— WHAT THIS TASK INVOLVES —
Copy, character for character, the lines running from the one with "Rebuild this chart" to the one with "const axisPlunge = [35, 13];", ends included. Leave out every other line.

○ ○ ○ ○

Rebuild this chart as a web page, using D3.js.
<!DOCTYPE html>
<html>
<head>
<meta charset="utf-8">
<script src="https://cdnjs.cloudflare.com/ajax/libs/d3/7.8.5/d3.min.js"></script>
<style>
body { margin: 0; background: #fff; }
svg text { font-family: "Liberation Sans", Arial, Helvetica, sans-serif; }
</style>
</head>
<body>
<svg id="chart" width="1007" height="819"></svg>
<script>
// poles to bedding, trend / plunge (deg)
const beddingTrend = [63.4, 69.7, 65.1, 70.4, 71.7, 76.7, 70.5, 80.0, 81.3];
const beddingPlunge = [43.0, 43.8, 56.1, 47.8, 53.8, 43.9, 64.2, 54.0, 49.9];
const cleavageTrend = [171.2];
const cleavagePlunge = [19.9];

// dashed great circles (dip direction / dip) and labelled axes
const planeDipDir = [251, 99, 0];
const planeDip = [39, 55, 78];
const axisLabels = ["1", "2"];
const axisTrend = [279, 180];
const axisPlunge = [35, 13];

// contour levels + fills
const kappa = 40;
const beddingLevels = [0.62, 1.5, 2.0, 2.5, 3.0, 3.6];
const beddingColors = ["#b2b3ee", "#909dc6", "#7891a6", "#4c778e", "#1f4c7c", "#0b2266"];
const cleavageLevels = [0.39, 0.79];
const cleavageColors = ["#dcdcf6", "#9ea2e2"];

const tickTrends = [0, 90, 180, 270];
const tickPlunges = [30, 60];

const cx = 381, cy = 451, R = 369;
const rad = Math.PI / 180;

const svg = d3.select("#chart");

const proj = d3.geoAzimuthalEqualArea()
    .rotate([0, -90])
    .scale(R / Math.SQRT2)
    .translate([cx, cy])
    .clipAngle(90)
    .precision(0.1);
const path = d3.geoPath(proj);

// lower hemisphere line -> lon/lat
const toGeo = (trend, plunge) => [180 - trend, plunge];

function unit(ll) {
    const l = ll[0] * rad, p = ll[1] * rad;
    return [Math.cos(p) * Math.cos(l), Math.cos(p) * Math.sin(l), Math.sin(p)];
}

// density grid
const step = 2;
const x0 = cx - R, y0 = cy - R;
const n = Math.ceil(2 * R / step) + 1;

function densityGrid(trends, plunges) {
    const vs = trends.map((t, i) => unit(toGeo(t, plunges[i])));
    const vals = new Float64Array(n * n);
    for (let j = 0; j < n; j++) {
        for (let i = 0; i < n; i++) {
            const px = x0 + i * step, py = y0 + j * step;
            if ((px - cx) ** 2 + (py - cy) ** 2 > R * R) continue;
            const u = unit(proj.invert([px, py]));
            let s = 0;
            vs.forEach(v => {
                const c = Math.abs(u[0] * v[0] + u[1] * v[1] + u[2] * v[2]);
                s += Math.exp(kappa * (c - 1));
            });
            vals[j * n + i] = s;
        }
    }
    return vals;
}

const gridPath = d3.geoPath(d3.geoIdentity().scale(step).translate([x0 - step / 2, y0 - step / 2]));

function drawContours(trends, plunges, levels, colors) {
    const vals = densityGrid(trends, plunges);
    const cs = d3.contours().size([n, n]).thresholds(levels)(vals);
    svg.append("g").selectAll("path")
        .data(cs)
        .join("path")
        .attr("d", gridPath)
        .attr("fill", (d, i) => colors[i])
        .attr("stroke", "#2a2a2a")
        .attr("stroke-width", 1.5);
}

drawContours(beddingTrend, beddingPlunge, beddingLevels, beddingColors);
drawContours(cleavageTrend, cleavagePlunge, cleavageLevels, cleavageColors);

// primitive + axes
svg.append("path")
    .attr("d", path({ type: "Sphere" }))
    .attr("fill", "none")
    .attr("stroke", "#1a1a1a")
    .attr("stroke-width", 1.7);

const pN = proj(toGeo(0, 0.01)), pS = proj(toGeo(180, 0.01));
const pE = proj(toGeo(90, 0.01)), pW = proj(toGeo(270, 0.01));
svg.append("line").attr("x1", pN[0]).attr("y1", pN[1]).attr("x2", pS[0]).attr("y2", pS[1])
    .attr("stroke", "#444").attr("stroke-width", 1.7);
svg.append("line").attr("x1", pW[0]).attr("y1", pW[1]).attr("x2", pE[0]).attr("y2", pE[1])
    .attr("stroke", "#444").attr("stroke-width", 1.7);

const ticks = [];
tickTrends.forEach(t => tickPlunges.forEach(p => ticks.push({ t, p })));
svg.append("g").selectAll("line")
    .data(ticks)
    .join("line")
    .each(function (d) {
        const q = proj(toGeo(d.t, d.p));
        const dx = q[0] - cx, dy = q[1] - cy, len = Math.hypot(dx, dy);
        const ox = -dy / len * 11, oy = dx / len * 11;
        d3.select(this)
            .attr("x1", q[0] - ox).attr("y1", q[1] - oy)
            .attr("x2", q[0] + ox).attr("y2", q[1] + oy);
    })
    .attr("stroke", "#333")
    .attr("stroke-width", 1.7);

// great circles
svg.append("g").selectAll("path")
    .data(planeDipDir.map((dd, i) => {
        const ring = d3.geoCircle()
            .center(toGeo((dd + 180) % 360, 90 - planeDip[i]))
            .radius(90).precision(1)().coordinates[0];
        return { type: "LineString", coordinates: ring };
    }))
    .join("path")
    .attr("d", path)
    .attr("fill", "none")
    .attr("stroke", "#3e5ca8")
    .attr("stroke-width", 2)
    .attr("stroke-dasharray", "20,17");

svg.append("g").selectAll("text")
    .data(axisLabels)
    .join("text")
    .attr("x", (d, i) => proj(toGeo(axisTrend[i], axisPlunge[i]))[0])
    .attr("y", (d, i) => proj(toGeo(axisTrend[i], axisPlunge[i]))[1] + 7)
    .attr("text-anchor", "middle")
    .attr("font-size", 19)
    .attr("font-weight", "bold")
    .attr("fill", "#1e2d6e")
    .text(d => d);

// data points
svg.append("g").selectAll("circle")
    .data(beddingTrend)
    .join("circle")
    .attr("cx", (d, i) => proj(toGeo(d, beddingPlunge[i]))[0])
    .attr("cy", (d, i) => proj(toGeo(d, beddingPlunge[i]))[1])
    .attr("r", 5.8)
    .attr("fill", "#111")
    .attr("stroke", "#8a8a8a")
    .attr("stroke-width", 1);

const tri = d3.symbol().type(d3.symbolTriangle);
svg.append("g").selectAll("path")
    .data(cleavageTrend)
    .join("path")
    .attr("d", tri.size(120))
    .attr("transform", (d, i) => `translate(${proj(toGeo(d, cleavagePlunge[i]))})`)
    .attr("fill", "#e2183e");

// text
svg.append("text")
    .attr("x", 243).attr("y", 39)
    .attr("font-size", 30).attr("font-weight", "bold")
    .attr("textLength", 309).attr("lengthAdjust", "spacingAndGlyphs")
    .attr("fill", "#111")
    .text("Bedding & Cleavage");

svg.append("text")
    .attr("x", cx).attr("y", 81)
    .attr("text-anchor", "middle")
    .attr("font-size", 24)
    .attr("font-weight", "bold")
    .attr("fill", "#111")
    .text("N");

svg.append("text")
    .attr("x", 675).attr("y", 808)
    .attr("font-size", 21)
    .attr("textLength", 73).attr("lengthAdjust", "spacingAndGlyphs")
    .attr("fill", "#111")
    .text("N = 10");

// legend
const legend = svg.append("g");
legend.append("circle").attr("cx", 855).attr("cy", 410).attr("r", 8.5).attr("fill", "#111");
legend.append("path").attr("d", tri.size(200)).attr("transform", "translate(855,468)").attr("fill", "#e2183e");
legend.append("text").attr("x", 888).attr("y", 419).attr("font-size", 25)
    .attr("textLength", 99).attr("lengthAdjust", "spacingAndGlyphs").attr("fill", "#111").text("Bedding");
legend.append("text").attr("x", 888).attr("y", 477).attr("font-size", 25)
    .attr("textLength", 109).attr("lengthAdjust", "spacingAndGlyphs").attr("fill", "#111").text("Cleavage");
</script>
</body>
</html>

○ ○ ○ ○

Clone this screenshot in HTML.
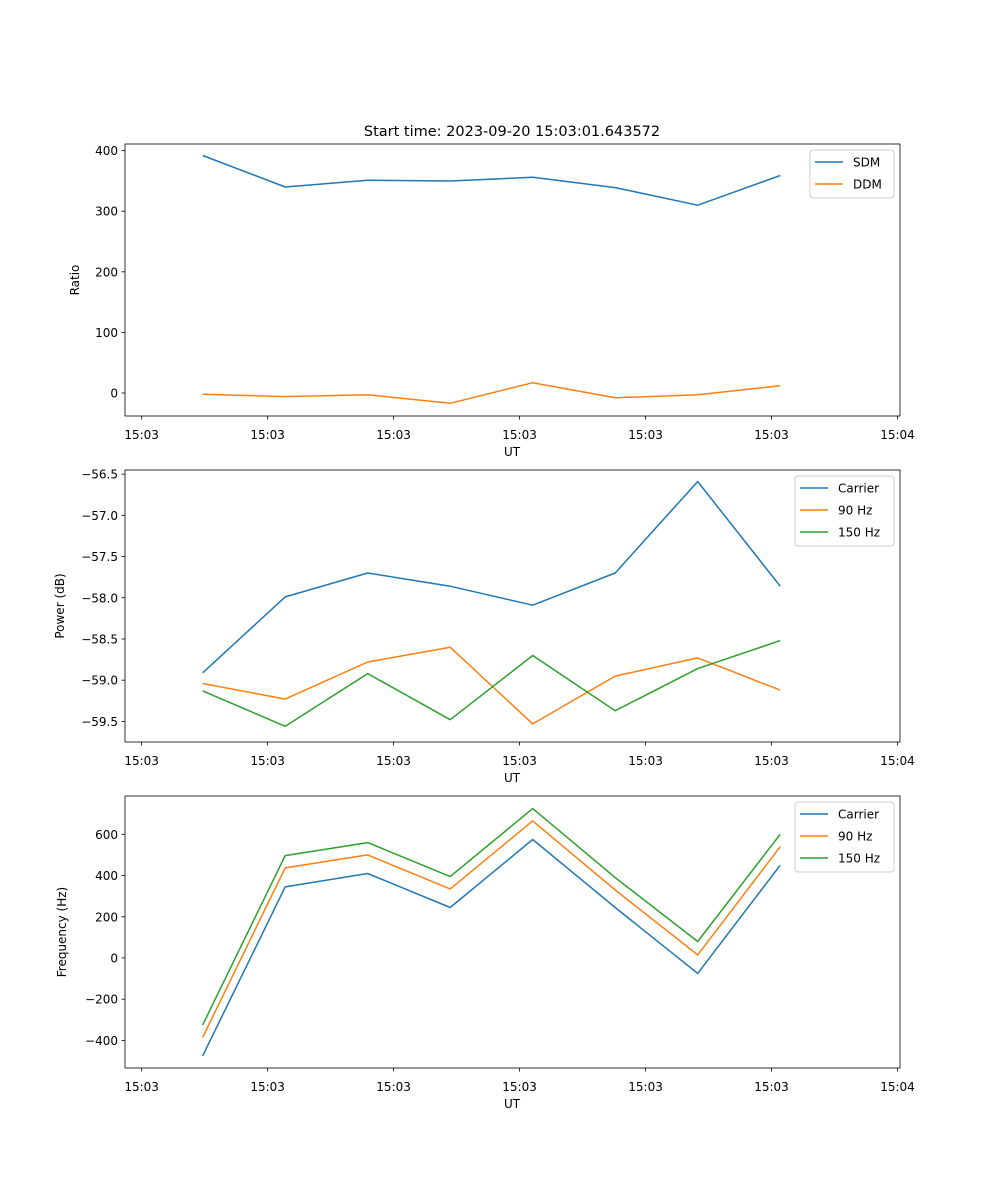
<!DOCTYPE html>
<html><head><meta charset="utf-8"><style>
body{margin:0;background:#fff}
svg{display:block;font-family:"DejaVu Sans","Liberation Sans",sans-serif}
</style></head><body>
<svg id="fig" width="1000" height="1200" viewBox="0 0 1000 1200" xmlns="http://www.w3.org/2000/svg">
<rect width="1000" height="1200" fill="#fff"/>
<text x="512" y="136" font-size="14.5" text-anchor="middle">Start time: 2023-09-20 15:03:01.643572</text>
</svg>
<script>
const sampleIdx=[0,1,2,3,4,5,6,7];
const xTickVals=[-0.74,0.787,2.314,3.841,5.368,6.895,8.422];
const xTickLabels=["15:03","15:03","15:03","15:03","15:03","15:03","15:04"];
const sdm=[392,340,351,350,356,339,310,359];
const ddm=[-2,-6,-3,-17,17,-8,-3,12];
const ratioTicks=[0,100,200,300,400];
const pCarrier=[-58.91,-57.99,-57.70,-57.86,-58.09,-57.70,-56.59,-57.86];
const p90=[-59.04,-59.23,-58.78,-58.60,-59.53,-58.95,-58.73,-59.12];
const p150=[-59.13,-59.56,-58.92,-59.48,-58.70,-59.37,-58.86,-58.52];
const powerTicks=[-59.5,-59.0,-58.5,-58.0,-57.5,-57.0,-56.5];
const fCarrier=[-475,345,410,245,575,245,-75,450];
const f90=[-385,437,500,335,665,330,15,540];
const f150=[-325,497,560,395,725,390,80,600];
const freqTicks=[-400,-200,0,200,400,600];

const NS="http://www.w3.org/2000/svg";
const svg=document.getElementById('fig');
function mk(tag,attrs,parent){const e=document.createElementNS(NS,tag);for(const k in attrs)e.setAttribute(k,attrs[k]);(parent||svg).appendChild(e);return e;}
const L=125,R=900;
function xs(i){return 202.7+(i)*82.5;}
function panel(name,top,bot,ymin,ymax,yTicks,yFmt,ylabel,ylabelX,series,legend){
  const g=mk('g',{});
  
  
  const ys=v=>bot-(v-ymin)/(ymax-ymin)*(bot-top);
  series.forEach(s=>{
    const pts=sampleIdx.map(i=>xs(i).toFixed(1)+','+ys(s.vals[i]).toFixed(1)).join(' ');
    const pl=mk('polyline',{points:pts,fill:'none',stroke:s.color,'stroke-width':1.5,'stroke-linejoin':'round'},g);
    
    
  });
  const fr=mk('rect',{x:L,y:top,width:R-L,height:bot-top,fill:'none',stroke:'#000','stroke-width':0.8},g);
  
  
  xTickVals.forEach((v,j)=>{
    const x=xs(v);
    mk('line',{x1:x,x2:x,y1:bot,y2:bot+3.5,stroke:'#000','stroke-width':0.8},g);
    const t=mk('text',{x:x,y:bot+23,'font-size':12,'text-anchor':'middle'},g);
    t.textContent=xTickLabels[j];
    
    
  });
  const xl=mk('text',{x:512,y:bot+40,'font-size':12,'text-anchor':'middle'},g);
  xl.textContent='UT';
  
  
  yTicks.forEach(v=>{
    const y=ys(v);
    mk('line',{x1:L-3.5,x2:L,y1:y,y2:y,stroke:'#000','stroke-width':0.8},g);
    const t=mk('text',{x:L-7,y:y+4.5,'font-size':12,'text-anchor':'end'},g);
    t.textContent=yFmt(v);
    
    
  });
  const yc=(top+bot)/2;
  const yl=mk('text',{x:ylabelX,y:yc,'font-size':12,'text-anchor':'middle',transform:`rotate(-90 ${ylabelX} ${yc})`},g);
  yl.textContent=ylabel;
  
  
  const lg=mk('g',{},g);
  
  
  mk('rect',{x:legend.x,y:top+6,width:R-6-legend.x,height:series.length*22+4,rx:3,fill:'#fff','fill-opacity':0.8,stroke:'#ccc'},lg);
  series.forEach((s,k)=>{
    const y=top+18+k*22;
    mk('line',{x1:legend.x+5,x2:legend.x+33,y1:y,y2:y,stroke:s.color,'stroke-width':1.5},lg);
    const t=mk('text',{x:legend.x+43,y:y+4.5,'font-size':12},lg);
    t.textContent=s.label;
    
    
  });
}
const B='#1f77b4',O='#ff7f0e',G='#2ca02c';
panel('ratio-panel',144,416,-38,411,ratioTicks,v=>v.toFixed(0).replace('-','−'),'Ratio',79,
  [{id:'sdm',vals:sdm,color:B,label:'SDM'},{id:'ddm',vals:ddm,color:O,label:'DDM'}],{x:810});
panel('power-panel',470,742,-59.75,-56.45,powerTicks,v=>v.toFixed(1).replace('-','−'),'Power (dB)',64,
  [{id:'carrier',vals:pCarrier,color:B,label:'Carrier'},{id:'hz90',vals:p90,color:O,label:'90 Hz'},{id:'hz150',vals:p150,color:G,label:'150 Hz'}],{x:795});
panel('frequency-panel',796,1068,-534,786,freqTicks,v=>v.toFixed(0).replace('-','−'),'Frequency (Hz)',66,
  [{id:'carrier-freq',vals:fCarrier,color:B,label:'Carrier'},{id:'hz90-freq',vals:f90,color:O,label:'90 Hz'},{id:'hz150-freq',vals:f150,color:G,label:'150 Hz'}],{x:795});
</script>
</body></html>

○ ○ ○ ○

— COMPLETED TASK —
Rebuild this chart as a web page, using D3.js.
<!DOCTYPE html>
<html>
<head>
<meta charset="utf-8">
<script src="https://cdnjs.cloudflare.com/ajax/libs/d3/7.8.5/d3.min.js"></script>
<style>
body { margin: 0; background: #fff; }
svg text { font-family: "Liberation Sans", Arial, Helvetica, sans-serif; }
</style>
</head>
<body>
<svg id="chart" width="1007" height="819"></svg>
<script>
// poles to bedding, trend / plunge (deg)
const beddingTrend = [63.4, 69.7, 65.1, 70.4, 71.7, 76.7, 70.5, 80.0, 81.3];
const beddingPlunge = [43.0, 43.8, 56.1, 47.8, 53.8, 43.9, 64.2, 54.0, 49.9];
const cleavageTrend = [171.2];
const cleavagePlunge = [19.9];

// dashed great circles (dip direction / dip) and labelled axes
const planeDipDir = [251, 99, 0];
const planeDip = [39, 55, 78];
const axisLabels = ["1", "2"];
const axisTrend = [279, 180];
const axisPlunge = [35, 13];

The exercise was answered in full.